The show is all Quijada. The set is a plain white square stage adorned with a table and chair. The table, however, has laptop, microphone, Loop Station (more on that later) and a child-sized guitar not much bigger than a Barbie doll.
Quijada shares his life on stage. He starts with the time he proposed to his Austrian Swiss girlfriend and works backward. He goes…all the way back! He reenacts the minutiae of his birth, literally and figuratively. Spermatozoa meets egg. Boom. Heartbeat. Birth.
A birth described in dramatic, gory and hilarious detail.
Quijada beat-boxes through his tale, with an assist from the aforementioned Loop Station, which reproduces and repeats the sounds he makes with his voice, giving his dramatic life story a hip hop flare. He expresses significant moments in his life with rhythms, raps, songs, poems, spoken-word pieces and dance. The dude can move.
The title comes from a third grade classroom lecture on Rosa Parks during Black History Month. Quijada ponders, “If the blacks had to sit in the back of the bus, and the whites got to sit in the front of the bus…where did we (Latinx) sit on the bus?”
The author-performer recalls his teacher saying, “Latinos weren’t around then.” The answer flipped him out, leading him to erroneously believe Latinos did not have a part to play in any aspect of American History.

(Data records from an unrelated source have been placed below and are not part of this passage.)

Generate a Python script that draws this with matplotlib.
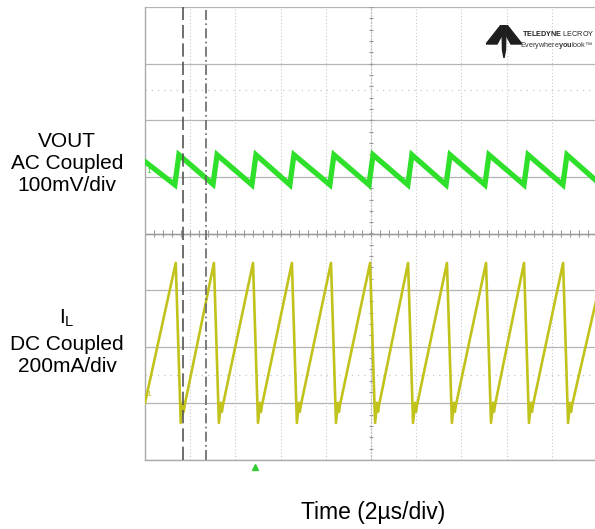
import matplotlib
matplotlib.use('Agg')
import matplotlib.pyplot as plt
import numpy as np
from matplotlib.patches import Polygon

plt.rcParams['font.family'] = ['Liberation Sans', 'DejaVu Sans']
plt.rcParams['mathtext.fontset'] = 'custom'
plt.rcParams['mathtext.rm'] = 'Liberation Sans'
plt.rcParams['mathtext.it'] = 'Liberation Sans'
plt.rcParams['mathtext.bf'] = 'Liberation Sans:bold'

# screen: 10 div x 2us, 8 div vertical
# VOUT, AC coupled, mV (100 mV/div), offset of channel marker in div
vout_t = [0.00, 1.32, 1.50, 3.01, 3.19, 4.73, 4.91, 6.41, 6.59, 8.18, 8.36,
          9.91, 10.09, 11.63, 11.81, 13.32, 13.50, 15.04, 15.22, 16.77, 16.95,
          18.49, 18.67, 20.00]
vout_mv = [18, -23, 30, -22, 30, -23, 30, -23, 30, -23, 30,
           -23, 30, -23, 30, -23, 30, -23, 30, -23, 30,
           -23, 30, -17]
vout_offset = 1.09

# IL, DC coupled, mA (200 mA/div)
il_t = [0.00,
        1.36, 1.58, 1.67, 1.71, 1.76,
        3.05, 3.27, 3.36, 3.40, 3.45,
        4.78, 5.00, 5.09, 5.13, 5.18,
        6.50, 6.72, 6.81, 6.85, 6.90,
        8.23, 8.45, 8.54, 8.58, 8.63,
        9.96, 10.18, 10.27, 10.31, 10.36,
        11.64, 11.86, 11.95, 11.99, 12.04,
        13.36, 13.58, 13.67, 13.71, 13.76,
        15.09, 15.31, 15.40, 15.44, 15.49,
        16.77, 16.99, 17.08, 17.12, 17.17,
        18.50, 18.72, 18.81, 18.85, 18.90,
        20.00]
il_ma = [-28,
         466, -99, -28, -60, -35,
         466, -99, -28, -60, -35,
         466, -99, -28, -60, -35,
         466, -99, -28, -60, -35,
         466, -99, -28, -60, -35,
         466, -99, -28, -60, -35,
         466, -99, -28, -60, -35,
         466, -99, -28, -60, -35,
         466, -99, -28, -60, -35,
         466, -99, -28, -60, -35,
         466, -99, -28, -60, -35,
         346]
il_offset = -2.85

cursor_t = [1.69, 2.70]
trigger_t = 4.87
ref_lines = [2.54, -2.50]

green = '#2fe02a'
yellow = '#c2c21c'
gridc = '#b4b4b4'

fig = plt.figure(figsize=(5.95, 5.29), dpi=100)
ax = fig.add_axes([145/595, 1 - 460/529, 452/595, 453/529])
ax.set_xlim(0, 20)
ax.set_ylim(-4, 4)

# grid
for yv in range(-4, 5):
    ax.axhline(yv, color=gridc, lw=0.9, zorder=1)
for xv in range(2, 20, 2):
    ax.axvline(xv, color='#c8c8c8', lw=0.8, ls=(0, (1, 2)), zorder=1)
for yv in ref_lines:
    ax.axhline(yv, color='#c8c8c8', lw=0.9, ls=(0, (1, 4)), zorder=1)
ax.axhline(0, color='#999999', lw=1.0, zorder=1)
ax.axvline(10, color='#bbbbbb', lw=0.8, ls=(0, (2, 1)), zorder=1)
tx = np.arange(0, 20.01, 0.4)
ax.vlines(tx, -0.06, 0.06, color='#999999', lw=0.8, zorder=1)
ty = np.arange(-4, 4.01, 0.2)
ax.hlines(ty, 9.9, 10.1, color='#999999', lw=0.8, zorder=1)

for s in ['top', 'right']:
    ax.spines[s].set_visible(False)
for s in ['left', 'bottom']:
    ax.spines[s].set_color('#aaaaaa')
    ax.spines[s].set_linewidth(1.0)
ax.set_xticks([])
ax.set_yticks([])

# traces
ax.plot(vout_t, np.array(vout_mv) / 100 + vout_offset, color=green, lw=3.8,
        solid_joinstyle='miter', zorder=3)
ax.plot(il_t, np.array(il_ma) / 200 + il_offset, color=yellow, lw=1.9, zorder=3)

# cursors
ax.axvline(cursor_t[0], color='#555555', lw=1.2, ls=(0, (8, 3)), zorder=4)
ax.axvline(cursor_t[1], color='#666666', lw=1.2, ls=(0, (6, 2, 1, 2)), zorder=4)

# channel markers
ax.text(0.05, vout_offset, '1', color=green, fontsize=6, va='center', ha='left')
ax.text(0.05, il_offset, '1', color=yellow, fontsize=6, va='center', ha='left')
ax.plot([trigger_t], [-4.13], marker='^', color='#33cc33', ms=4.5, clip_on=False)

# labels
fig.text(67/595, 1 - 163/529, 'VOUT\nAC Coupled\n100mV/div', ha='center',
         va='center', fontsize=15, linespacing=1.2)
fig.text(67/595, 1 - 318/529, r'I$_\mathrm{L}$', ha='center', va='center',
         fontsize=15)
fig.text(67/595, 1 - 355/529, 'DC Coupled\n200mA/div', ha='center',
         va='center', fontsize=15, linespacing=1.2)
fig.text(373/595, 1 - 512/529, 'Time (2\u00b5s/div)', ha='center',
         va='center', fontsize=16.5)

# logo
lax = fig.add_axes([486/595, 1 - 58/529, 36/595, 33/529])
lax.set_xlim(0, 36)
lax.set_ylim(0, 33)
lax.axis('off')
lax.add_patch(Polygon([[0, 14], [15, 33], [15.5, 22], [11, 14]], closed=True,
                      color='#1e1e1e'))
lax.add_patch(Polygon([[36, 14], [21, 33], [20.5, 22], [25, 14]], closed=True,
                      color='#1e1e1e'))
lax.add_patch(Polygon([[16, 33], [20, 33], [19.5, 8], [18, 0], [16.5, 8]],
                      closed=True, color='#1e1e1e'))
fig.text(594/595, 1 - 33/529, r'$\bf{TELEDYNE}$ LECROY', fontsize=5.2,
         va='center', ha='right', color='#222222')
fig.text(593/595, 1 - 46/529, 'Everywhere$\\bf{you}$look\u2122', fontsize=5.2,
         va='center', ha='right', color='#333333')

fig.savefig('out.png', dpi=100)
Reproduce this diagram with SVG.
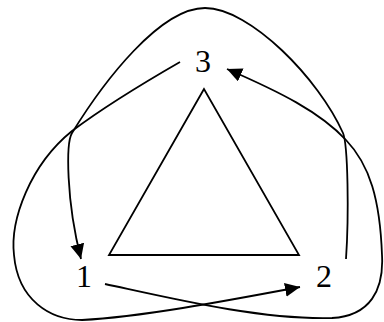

Side note: In Pittsburgh, we are, at least, taught about one Hispanic hero: Roberto Clemente, a Puerto Rican baseball player who died in a plane crash on his way to help earthquake victims in Nicaragua. Arriba! Arriba!
Quijada is a tour-de-force. He is energetic, buoyant and charismatic. He moves around the stage with aplomb and grace. It is a riveting performance.
“Where Did We Sit on the Bus?” is a tight 80 minutes with no intermission, expertly directed by Chay Yew.
There’s some excellent lighting and projection design by Diane D. Fairchild and Liviu Pasare. Quijada who wrote and starred in the show also did the sound design.
All art is political and Quijada is a Dreamer, born to illegal Salvadoran immigrants. He does discuss the hateful rhetoric around “the Wall.” It is a powerful and poignant moment, and it touched my Liberal Bleeding Heart.
If you own a MAGA hat, you might want to check it at the door. This show may not be for you.
It is, however, for everyone who has ever believed the American Dream is for anyone and everyone who pursues it.